Comment cet archétype normatif peut-il me rattraper régulièrement ? En voici un exemple.
Je suis l'une des invitées d’une émission de radio lesbienne sur les lesbiennes trans. Je suis la seule femme trans noire (et non-blanche) ; or on me fait intervenir en dernière position alors qu'il reste un temps de paroles très limité. L'animatrice de l'émission va trés rapidement mobiliser la série Pose dans la conversation, alors que rien ne le justifie, et va de surcroît demander à une autre femme trans invitée de s'exprimer sur la série, me privant ainsi de temps de parole alors qu'il était déjà très réduit.
J'imagine que Pose constitue à ce moment-là une source de connaissance (l'unique ?) sur les femmes trans noires. C'est exactement ainsi que fonctionnent les archétypes normatifs et l'épistémologie de l'ignorance. Je n’avais pourtant que quelques minutes pour m’exprimer sur un vécu sans le moindre rapport avec cette série. Le résultat est donc une silenciation magistrale de mon lesbianisme, un rappel à l’ordre hétéronormatif. Ce refus d'entendre, de laisser exister une réalité complexe, en lui substituant un ou des clichés, c'est tout à fait ainsi que fonctionne l'épistémologie de l'ignorance.

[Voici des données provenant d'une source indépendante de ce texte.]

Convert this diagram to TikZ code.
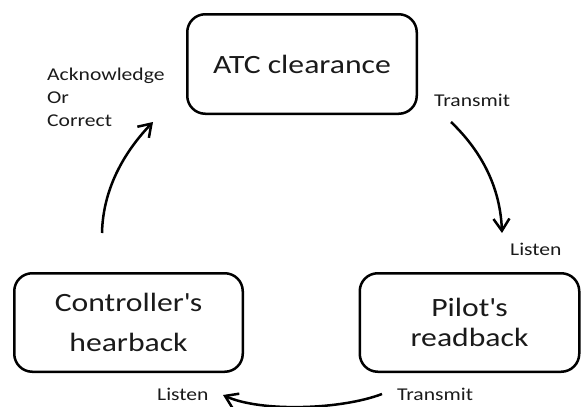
\documentclass[tikz,border=0pt]{standalone}
\usepackage{fontspec}
\setmainfont[FakeStretch=1.2]{Carlito}
\usetikzlibrary{arrows.meta}
\definecolor{ink}{HTML}{1A1A1A}
\begin{document}
\begin{tikzpicture}[x=1pt,y=-1pt,
  stage/.style={draw=black, line width=2.5pt, rounded corners=18pt,
    inner sep=0pt, align=center, text=ink},
  bigtext/.style={font=\fontsize{26.4}{#1}\selectfont},
  tag/.style={text=ink, inner sep=0pt, anchor=base west,
    font=\fontsize{18}{23}\selectfont},
  flow/.style={line width=2.5pt, -{Straight Barb[length=12pt,width=16pt]}}
]
\useasboundingbox (0,0) rectangle (582,407);

% the three stages of the loop
\node[stage, bigtext=30, minimum width=229.5pt, minimum height=99.5pt]
  (atc) at (302,64) {ATC clearance};
\node[stage, bigtext=30, minimum width=219.5pt, minimum height=98.5pt]
  (pilot) at (469.5,322.5) {Pilot\textquotesingle s\\readback};
\node[stage, bigtext=40, minimum width=228.5pt, minimum height=98.5pt]
  (ctrl) at (128.5,322.5) {Controller\textquotesingle s\\hearback};

% labels beside the arrows
\node[tag] (tx1) at (434,106) {Transmit};
\node[tag] (rx1) at (510,255) {Listen};
\node[tag] (tx2) at (397,400) {Transmit};
\node[tag] (rx2) at (157,400) {Listen};
% base anchor of a multi-line node sits on its last line
\node[tag, align=left] (ack) at (47,126) {Acknowledge\\Or\\Correct};

% arrow ends
\coordinate (a1) at (451,122);
\coordinate (b1) at (502,233);
\coordinate (a2) at (382,394);
\coordinate (b2) at (223,395);
\coordinate (a3) at (102,233);
\coordinate (b3) at (153,122);

\draw[flow] (a1) .. controls (475,145) and (500,180) .. (b1);
\draw[flow] (a2) .. controls (340,410) and (260,412) .. (b2);
\draw[flow] (a3) .. controls (103,185) and (128,148) .. (b3);
\end{tikzpicture}
\end{document}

Les actrices de Pose ou Laverne Cox sont des exemples parmi d’autres de figures culturelles qui procurent une grammaire beautécratique, clinquante, confortable qui permet de faire l'économie d'une écoute et d'une tentative de compréhension véritables. Ces images pré-digérées sont les butins d’une guerre de captation culturelle où l’investissement dans l’image et les archétypes dispensent d’interagir avec les réalités des personnes trans noires qui sont près de soi, dispense de les voir les entendre.
Tout cela est aussi lié à la prégnance du paradigme de visibilité et au type de visibilité créé par les représentations autorisées par la culture dominante.

One of the ways that the regimes of visibility in which images of black lesbian and gay expression might be interrogated is through attention to what those regimes dictate must be hidden in order for black lesbian and gay images to appear as such. (Keeling, 2005).

L'une des façons d’interroger les régimes de visibilité dans lesquels les images de l'expression des lesbiennes et des gays noirs est de prêter attention à ce que ces régimes imposent de cacher pour que les images des lesbiennes et des gays noirs apparaissent comme lesbiennes et gays. (Ma traduction)

Ces constructions monolithiques, stéréotypées et fétichisantes d’un sujet « femme trans noire » sont des obstacles à la connaissance scientifique précise de nos existences et elles nourrissent également des mimétismes et de l'auto-enfermement exotisant. Elles mènent également à la surreprésentation des femmes trans noires hétéras.
Un autre exemple d’approche non scientifique et de généralisation abusive c’est la mobilisation des chiffres de mortalité des femmes trans noires ou non blanches aux États-Unis ou au Brésil pour expliquer nos réalités.
Par ailleurs une forte fétichisation des figures lesbiennes noires par la culture lesbienne blanche — participe à la fois de la dynamique épuisante de prédation des histoires, pensées et cultures noires mais aussi produit de fortes injonctions essentialistes ; on doit forcément aimer Audre Lorde, Angela Davis, Joséphine Baker, vouloir être représentées par elles comme si ce n’était pas des individues avec des positions politiques, sociales, etc.
Alors que les recherches devraient venir corriger les dynamiques de surveillance, de prescription, de violence épistémique, restituer de la complexité, elles constituent pour l’instant plutôt un risque, de l’intrusion et du rappel à l’ordre. Cela n’est pas sans lien avec les identités des personnes à qui l’on donne la possibilité de faire des recherches ; et à l’identité de celles qui sont destinées à demeurer des objets d’étude, qui plus est mal étudiés.